Nowadays, projects that involve conservation and recycling are no longer limited to just corporate social responsibility undertakings. Going green has gained mainstream consciousness.
Gone are those days where the color green just stands for dollar or any currency for that matter. Environmental protection has already impacted enterprise mentality greatly, so much so that business decisions coincide with programs that encourage and promote the wise use of natural resources. The message is clear: protect the environment and you protect the market.
It is noteworthy to point out that amid this growth in mindset, the rural banking industry has already been very active in green-related endeavors. In fact, it may come as a surprise to some that green banking has long been practiced by a number of rural banks.
Apart from harnessing technology to lessen its carbon footprints, rural banks are at the forefront of financing small and medium enterprises (SMEs) that are responsive to environmental conservation efforts.
These are the little things which, when added up, constitute a significant portion of the overall green initiative.
On a much larger scale, a sustainable green banking policy needs to be institutionalized to achieve a balance between business success and environmental protection in the country.
According to the International Finance Corp. (IFC), the private sector arm of the World Bank, financial institutions like rural banks are key influencers of the private sector in green banking. Rural banks, as source of capital for SMEs, can use environmental consideration in their criteria for approval of loans, which can influence new businesses to adhere to environmentally sound practices.
Our neighboring countries in Asia such as Korea, Indonesia and China have started programs to initiate green banking. Banking regulations and supervision have been enhanced to attune it with environmental protection.
The IFC has observed that when banks adopt environmental and social management systems, financial institutions benefit from lower cost of capital, improved quality of loan portfolio, better terms of insurance, improved brand value, creation of new business opportunities and attraction of funds, among others.
Green banking practices also attracts funding institutions in infusing capital with banks that follow and implement green banking initiatives.

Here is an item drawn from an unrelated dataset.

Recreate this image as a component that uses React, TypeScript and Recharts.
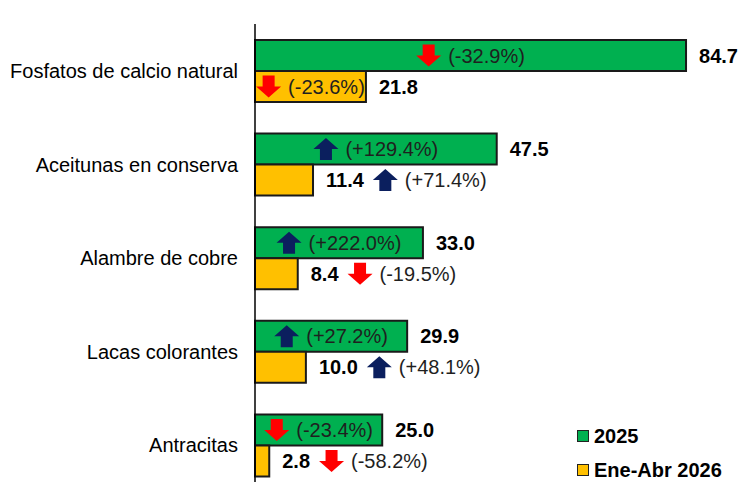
import React from "react";
import { BarChart, Bar, XAxis, YAxis, Legend, LabelList } from "recharts";

const categories = [
    "Fosfatos de calcio natural",
    "Aceitunas en conserva",
    "Alambre de cobre",
    "Lacas colorantes",
    "Antracitas",
];
const values2025 = [84.7, 47.5, 33.0, 29.9, 25.0];
const values2026 = [21.8, 11.4, 8.4, 10.0, 2.8];
const change2025 = [-32.9, 129.4, 222.0, 27.2, -23.4];
const change2026 = [-23.6, 71.4, -19.5, 48.1, -58.2];
const seriesNames = ["2025", "Ene-Abr 2026"];

const data = categories.map((name, i) => ({
    name,
    y2025: values2025[i],
    y2026: values2026[i],
}));

const FONT = "'Liberation Sans', Arial, sans-serif";
const VAL_FONT = "bold 20px 'Liberation Sans', Arial, sans-serif";
const PCT_FONT = "20px 'Liberation Sans', Arial, sans-serif";
const GREEN = "#00B050";
const YELLOW = "#FFC000";
const RED = "#FF0000";
const NAVY = "#0B1F5E";

let ctx: CanvasRenderingContext2D | null = null;
function textWidth(s: string, font: string) {
    if (!ctx) ctx = document.createElement("canvas").getContext("2d");
    if (!ctx) return s.length * 10;
    ctx.font = font;
    return ctx.measureText(s).width;
}

function fmtPct(v: number) {
    return "(" + (v > 0 ? "+" : "") + v.toFixed(1) + "%)";
}

// block arrow, 25 wide, pointing up or down
const Arrow = ({ x, cy, up }: { x: number; cy: number; up: boolean }) => {
    const w = 25, h = 22, head = 11, shaft = 12;
    const m = x + w / 2;
    const s1 = m - shaft / 2;
    const s2 = m + shaft / 2;
    const top = cy - h / 2;
    const bot = cy + h / 2;
    const pts = up
        ? [[m, top], [x + w, top + head], [s2, top + head], [s2, bot], [s1, bot], [s1, top + head], [x, top + head]]
        : [[m, bot], [x + w, bot - head], [s2, bot - head], [s2, top], [s1, top], [s1, bot - head], [x, bot - head]];
    return <polygon points={pts.map((p) => p.join(",")).join(" ")} fill={up ? NAVY : RED} />;
};

const makeLabel = (values: number[], changes: number[]) => (props: any) => {
    const { x, y, width, height, value } = props;
    const i = categories.indexOf(value);
    if (i < 0) return null;
    const cy = Number(y) + Number(height) / 2;
    const vText = values[i].toFixed(1);
    const pText = fmtPct(changes[i]);
    const vx = Number(x) + Number(width) + 13;
    const group = 32 + textWidth(pText, PCT_FONT);
    let ax;
    if (Number(width) >= group - 6) {
        ax = Number(x) + (Number(width) - group) / 2;
    } else {
        ax = vx + textWidth(vText, VAL_FONT) + 9;
    }
    return (
        <g>
            <text x={vx} y={cy} dy={7} fontFamily={FONT} fontSize={20} fontWeight="bold" fill="#000">
                {vText}
            </text>
            <Arrow x={ax} cy={cy} up={changes[i] > 0} />
            <text x={ax + 32} y={cy} dy={7} fontFamily={FONT} fontSize={20} fill="#1f1f1f">
                {pText}
            </text>
        </g>
    );
};

const renderLegend = (props: any) => (
    <div style={{ fontFamily: FONT, fontWeight: "bold", fontSize: 20, lineHeight: "22px", color: "#000" }}>
        {(props.payload || []).map((p: any) => (
            <div key={p.value} style={{ display: "flex", alignItems: "center", height: 34, whiteSpace: "nowrap" }}>
                <span
                    style={{
                        display: "inline-block",
                        width: 10,
                        height: 10,
                        background: p.color,
                        border: "1px solid #222",
                        marginRight: 5,
                    }}
                />
                <span>{p.value}</span>
            </div>
        ))}
    </div>
);

export default function App() {
    return (
        <div
            style={{
                position: "fixed",
                top: 0,
                left: 0,
                width: 741,
                height: 482,
                overflow: "hidden",
                background: "#fff",
            }}
        >
            <BarChart
                width={741}
                height={500}
                data={data}
                layout="vertical"
                barGap={0}
                barSize={31}
                margin={{ top: 24, right: 28, bottom: 8, left: 0 }}
                style={{ fontFamily: FONT }}
            >
                <XAxis type="number" domain={[0, 90]} hide />
                <YAxis
                    type="category"
                    dataKey="name"
                    width={255}
                    axisLine={{ stroke: "#000", strokeWidth: 1.5 }}
                    tickLine={false}
                    tickSize={0}
                    tickMargin={17}
                    tick={{ fontSize: 20, fill: "#000", fontFamily: FONT }}
                />
                <Legend
                    layout="vertical"
                    align="center"
                    verticalAlign="middle"
                    content={renderLegend}
                    wrapperStyle={{ left: 577, top: 419, width: 155, height: 68 }}
                />
                <Bar dataKey="y2025" name={seriesNames[0]} fill={GREEN} stroke="#1a1a1a" strokeWidth={2} isAnimationActive={false}>
                    <LabelList dataKey="name" content={makeLabel(values2025, change2025)} />
                </Bar>
                <Bar dataKey="y2026" name={seriesNames[1]} fill={YELLOW} stroke="#1a1a1a" strokeWidth={2} isAnimationActive={false}>
                    <LabelList dataKey="name" content={makeLabel(values2026, change2026)} />
                </Bar>
            </BarChart>
        </div>
    );
}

Efforts of rural banks toward green banking would remain inadequate without the support from the government and its regulating bodies. This initiative will be successful only if banks are encouraged for its implementation. Incentives that would boost their operation and financial standing should be included in the policy, to convince financial institutions to shift to green banking.
It is notable that tangible benefits for both the economy and the environment can result from going green. Our hope is that our government will look into the possibility of including green banking among its economic policies, to ensure economic and environmental sustainability in our shores.